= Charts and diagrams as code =
◇ ◇ ◇ ◇ ◇
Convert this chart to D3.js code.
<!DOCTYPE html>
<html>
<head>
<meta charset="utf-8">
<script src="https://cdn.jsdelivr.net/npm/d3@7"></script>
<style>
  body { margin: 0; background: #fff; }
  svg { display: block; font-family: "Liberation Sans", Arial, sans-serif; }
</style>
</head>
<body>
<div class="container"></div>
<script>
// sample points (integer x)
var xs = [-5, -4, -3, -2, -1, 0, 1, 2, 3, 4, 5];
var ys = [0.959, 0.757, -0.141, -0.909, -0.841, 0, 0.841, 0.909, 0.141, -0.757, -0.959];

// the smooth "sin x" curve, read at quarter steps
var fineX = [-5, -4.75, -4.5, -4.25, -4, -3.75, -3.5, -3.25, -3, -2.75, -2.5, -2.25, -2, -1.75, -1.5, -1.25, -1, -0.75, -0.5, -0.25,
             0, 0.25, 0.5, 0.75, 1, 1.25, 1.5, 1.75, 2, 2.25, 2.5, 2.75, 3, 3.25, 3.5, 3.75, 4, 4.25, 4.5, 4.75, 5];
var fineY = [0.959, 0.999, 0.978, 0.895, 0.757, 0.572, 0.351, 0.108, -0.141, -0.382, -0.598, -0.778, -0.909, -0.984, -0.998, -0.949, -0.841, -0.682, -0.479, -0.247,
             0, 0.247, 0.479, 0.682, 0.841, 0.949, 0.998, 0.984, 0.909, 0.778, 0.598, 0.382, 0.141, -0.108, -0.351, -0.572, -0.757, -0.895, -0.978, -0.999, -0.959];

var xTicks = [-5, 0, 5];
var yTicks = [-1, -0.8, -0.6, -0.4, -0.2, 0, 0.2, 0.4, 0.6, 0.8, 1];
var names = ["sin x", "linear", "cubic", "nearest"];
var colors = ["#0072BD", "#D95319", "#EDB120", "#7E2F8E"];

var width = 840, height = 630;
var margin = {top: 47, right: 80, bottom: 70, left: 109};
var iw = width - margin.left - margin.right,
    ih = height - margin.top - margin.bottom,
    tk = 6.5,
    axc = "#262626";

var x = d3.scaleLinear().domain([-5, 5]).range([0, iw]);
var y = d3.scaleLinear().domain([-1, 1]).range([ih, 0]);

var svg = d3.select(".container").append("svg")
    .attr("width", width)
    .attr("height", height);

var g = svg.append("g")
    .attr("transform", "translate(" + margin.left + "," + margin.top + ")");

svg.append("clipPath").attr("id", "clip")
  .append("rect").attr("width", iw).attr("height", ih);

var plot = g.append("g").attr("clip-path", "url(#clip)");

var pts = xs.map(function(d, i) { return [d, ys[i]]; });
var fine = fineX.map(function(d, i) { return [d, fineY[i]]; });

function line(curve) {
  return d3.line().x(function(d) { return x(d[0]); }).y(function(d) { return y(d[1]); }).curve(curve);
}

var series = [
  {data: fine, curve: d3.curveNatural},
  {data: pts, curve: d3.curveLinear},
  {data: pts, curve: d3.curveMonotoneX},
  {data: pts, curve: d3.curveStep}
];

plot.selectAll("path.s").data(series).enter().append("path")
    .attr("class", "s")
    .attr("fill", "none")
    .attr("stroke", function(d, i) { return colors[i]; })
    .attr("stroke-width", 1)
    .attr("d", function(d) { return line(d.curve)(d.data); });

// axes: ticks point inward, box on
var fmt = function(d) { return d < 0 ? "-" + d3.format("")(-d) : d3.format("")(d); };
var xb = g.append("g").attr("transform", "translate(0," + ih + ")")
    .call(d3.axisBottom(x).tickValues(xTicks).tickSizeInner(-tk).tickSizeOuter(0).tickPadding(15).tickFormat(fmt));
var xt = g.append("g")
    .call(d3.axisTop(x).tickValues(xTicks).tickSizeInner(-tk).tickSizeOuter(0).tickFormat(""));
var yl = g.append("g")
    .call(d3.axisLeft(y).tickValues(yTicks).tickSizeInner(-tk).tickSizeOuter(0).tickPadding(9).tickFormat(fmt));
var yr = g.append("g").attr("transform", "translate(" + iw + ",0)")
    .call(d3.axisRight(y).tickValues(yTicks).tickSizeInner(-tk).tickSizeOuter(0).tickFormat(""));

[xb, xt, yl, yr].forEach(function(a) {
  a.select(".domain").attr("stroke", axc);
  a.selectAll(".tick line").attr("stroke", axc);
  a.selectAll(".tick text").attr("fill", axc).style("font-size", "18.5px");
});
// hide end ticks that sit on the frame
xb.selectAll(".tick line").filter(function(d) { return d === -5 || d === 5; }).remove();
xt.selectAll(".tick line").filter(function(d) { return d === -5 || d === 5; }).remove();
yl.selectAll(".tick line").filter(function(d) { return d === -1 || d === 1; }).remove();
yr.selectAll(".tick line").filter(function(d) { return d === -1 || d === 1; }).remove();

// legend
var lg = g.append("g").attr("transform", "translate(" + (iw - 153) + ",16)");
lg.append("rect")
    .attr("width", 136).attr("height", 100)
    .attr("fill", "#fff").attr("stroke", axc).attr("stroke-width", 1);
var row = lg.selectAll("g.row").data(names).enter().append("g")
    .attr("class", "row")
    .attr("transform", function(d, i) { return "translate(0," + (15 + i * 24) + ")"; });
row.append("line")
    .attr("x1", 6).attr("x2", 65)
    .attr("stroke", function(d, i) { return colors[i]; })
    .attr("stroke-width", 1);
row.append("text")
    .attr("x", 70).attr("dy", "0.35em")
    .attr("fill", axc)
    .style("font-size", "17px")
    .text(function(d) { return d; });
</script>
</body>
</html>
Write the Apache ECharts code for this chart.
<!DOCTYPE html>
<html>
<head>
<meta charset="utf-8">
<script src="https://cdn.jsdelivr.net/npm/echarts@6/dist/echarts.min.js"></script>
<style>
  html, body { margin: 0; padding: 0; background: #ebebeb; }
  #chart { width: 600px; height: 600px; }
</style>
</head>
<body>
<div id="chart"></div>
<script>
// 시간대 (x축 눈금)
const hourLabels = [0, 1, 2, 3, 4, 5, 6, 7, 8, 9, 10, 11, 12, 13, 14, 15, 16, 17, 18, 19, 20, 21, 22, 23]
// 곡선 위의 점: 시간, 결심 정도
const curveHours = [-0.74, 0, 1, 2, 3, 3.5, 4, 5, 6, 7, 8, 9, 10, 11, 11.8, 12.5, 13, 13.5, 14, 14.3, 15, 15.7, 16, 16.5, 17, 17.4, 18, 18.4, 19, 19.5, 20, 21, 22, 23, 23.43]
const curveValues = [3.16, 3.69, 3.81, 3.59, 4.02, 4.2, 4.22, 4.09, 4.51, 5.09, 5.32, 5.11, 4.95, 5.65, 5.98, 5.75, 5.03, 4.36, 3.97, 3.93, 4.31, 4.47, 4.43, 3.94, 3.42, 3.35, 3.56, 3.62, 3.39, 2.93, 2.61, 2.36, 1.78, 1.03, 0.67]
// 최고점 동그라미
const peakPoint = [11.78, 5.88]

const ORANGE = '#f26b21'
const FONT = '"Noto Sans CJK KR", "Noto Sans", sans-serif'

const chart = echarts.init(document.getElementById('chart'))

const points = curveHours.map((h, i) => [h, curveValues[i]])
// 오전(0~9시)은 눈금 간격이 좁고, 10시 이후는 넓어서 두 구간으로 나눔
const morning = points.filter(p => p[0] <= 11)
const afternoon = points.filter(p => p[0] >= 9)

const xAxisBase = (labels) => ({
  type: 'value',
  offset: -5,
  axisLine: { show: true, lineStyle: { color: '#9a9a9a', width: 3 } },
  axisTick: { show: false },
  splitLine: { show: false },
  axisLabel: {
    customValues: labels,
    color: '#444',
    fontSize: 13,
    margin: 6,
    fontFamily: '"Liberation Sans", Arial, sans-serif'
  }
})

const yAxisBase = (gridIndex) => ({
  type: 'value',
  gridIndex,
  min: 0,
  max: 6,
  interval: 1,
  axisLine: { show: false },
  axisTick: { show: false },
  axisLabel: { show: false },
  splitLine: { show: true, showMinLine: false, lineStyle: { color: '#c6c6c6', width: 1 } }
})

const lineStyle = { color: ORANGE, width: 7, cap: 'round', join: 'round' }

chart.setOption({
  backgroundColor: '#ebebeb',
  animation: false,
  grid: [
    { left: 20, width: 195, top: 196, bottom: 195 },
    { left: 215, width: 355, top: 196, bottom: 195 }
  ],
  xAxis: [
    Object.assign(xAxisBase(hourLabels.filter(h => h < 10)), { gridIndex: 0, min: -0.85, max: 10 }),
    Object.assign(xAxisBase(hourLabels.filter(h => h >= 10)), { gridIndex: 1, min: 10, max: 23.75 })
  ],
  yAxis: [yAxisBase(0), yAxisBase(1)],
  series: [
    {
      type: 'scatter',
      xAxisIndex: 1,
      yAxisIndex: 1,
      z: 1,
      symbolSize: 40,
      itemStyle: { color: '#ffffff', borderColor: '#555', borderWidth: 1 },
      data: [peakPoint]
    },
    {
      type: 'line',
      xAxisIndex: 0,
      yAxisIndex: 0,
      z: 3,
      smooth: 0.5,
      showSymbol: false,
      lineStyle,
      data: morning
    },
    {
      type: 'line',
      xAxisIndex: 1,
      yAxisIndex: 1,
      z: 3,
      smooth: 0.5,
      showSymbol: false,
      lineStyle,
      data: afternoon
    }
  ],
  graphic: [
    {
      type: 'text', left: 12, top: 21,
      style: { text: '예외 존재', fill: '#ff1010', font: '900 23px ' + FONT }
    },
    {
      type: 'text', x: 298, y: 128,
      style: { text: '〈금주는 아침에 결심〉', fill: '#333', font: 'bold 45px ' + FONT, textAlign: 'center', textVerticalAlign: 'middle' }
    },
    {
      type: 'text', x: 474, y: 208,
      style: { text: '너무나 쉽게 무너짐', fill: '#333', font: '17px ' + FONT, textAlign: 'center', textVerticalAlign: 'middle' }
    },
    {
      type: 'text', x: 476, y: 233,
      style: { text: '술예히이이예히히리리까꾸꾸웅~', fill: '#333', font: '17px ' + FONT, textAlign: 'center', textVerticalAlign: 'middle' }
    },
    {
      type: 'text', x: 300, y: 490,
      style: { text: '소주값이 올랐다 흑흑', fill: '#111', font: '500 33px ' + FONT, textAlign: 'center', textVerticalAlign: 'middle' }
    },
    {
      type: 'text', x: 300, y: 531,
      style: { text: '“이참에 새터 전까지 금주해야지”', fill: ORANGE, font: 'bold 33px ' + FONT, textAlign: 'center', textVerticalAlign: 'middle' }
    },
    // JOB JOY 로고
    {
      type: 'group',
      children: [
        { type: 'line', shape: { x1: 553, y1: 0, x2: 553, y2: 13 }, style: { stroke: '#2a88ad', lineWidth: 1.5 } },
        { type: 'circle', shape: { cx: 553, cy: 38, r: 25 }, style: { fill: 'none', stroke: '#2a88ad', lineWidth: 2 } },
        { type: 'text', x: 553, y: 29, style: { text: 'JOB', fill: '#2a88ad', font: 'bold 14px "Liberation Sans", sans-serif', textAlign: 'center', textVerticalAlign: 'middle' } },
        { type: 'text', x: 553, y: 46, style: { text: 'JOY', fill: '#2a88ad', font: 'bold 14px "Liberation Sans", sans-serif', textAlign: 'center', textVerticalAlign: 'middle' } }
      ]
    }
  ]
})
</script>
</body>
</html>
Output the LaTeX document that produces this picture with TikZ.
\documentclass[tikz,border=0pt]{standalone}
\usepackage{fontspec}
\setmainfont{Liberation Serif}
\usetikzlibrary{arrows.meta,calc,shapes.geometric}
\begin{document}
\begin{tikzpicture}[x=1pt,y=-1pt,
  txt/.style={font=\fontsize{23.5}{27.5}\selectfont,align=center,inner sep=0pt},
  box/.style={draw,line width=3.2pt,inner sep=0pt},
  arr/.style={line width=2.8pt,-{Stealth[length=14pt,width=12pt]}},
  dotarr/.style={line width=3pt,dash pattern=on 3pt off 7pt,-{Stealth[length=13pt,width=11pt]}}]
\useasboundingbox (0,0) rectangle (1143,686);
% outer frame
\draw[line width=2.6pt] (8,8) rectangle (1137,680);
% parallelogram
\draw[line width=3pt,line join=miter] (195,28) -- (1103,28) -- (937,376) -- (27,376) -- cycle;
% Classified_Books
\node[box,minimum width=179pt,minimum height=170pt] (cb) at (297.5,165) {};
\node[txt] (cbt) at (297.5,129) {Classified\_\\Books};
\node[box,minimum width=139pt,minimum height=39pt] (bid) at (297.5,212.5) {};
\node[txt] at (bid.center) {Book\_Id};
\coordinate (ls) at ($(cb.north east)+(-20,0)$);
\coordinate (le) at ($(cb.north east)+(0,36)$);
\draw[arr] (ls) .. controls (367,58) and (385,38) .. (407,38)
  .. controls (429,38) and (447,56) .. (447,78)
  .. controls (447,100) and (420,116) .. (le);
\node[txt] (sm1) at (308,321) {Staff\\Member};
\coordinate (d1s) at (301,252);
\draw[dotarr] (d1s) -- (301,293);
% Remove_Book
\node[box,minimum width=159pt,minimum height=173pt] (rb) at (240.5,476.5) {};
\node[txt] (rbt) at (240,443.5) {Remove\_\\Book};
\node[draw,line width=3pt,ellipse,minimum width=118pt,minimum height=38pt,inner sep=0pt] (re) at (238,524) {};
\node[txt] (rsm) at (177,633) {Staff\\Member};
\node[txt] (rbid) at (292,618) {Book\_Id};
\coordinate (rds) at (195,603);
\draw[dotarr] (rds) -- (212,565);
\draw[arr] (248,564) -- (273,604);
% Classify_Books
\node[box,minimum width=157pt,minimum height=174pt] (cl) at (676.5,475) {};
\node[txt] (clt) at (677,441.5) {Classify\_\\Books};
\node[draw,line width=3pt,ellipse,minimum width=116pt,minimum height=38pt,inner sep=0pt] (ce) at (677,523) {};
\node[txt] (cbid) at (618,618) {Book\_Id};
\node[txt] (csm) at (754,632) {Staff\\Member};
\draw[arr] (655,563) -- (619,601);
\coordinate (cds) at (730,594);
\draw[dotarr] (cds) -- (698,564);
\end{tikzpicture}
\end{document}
◇ ◇ ◇ ◇ ◇
= Description of the task =
Quote exactly the first line of the entries and every line after it, stopping with the line that contains "-0.978, -0.999, -0.959];".

= Task solution =
Convert this chart to D3.js code.
<!DOCTYPE html>
<html>
<head>
<meta charset="utf-8">
<script src="https://cdn.jsdelivr.net/npm/d3@7"></script>
<style>
  body { margin: 0; background: #fff; }
  svg { display: block; font-family: "Liberation Sans", Arial, sans-serif; }
</style>
</head>
<body>
<div class="container"></div>
<script>
// sample points (integer x)
var xs = [-5, -4, -3, -2, -1, 0, 1, 2, 3, 4, 5];
var ys = [0.959, 0.757, -0.141, -0.909, -0.841, 0, 0.841, 0.909, 0.141, -0.757, -0.959];

// the smooth "sin x" curve, read at quarter steps
var fineX = [-5, -4.75, -4.5, -4.25, -4, -3.75, -3.5, -3.25, -3, -2.75, -2.5, -2.25, -2, -1.75, -1.5, -1.25, -1, -0.75, -0.5, -0.25,
             0, 0.25, 0.5, 0.75, 1, 1.25, 1.5, 1.75, 2, 2.25, 2.5, 2.75, 3, 3.25, 3.5, 3.75, 4, 4.25, 4.5, 4.75, 5];
var fineY = [0.959, 0.999, 0.978, 0.895, 0.757, 0.572, 0.351, 0.108, -0.141, -0.382, -0.598, -0.778, -0.909, -0.984, -0.998, -0.949, -0.841, -0.682, -0.479, -0.247,
             0, 0.247, 0.479, 0.682, 0.841, 0.949, 0.998, 0.984, 0.909, 0.778, 0.598, 0.382, 0.141, -0.108, -0.351, -0.572, -0.757, -0.895, -0.978, -0.999, -0.959];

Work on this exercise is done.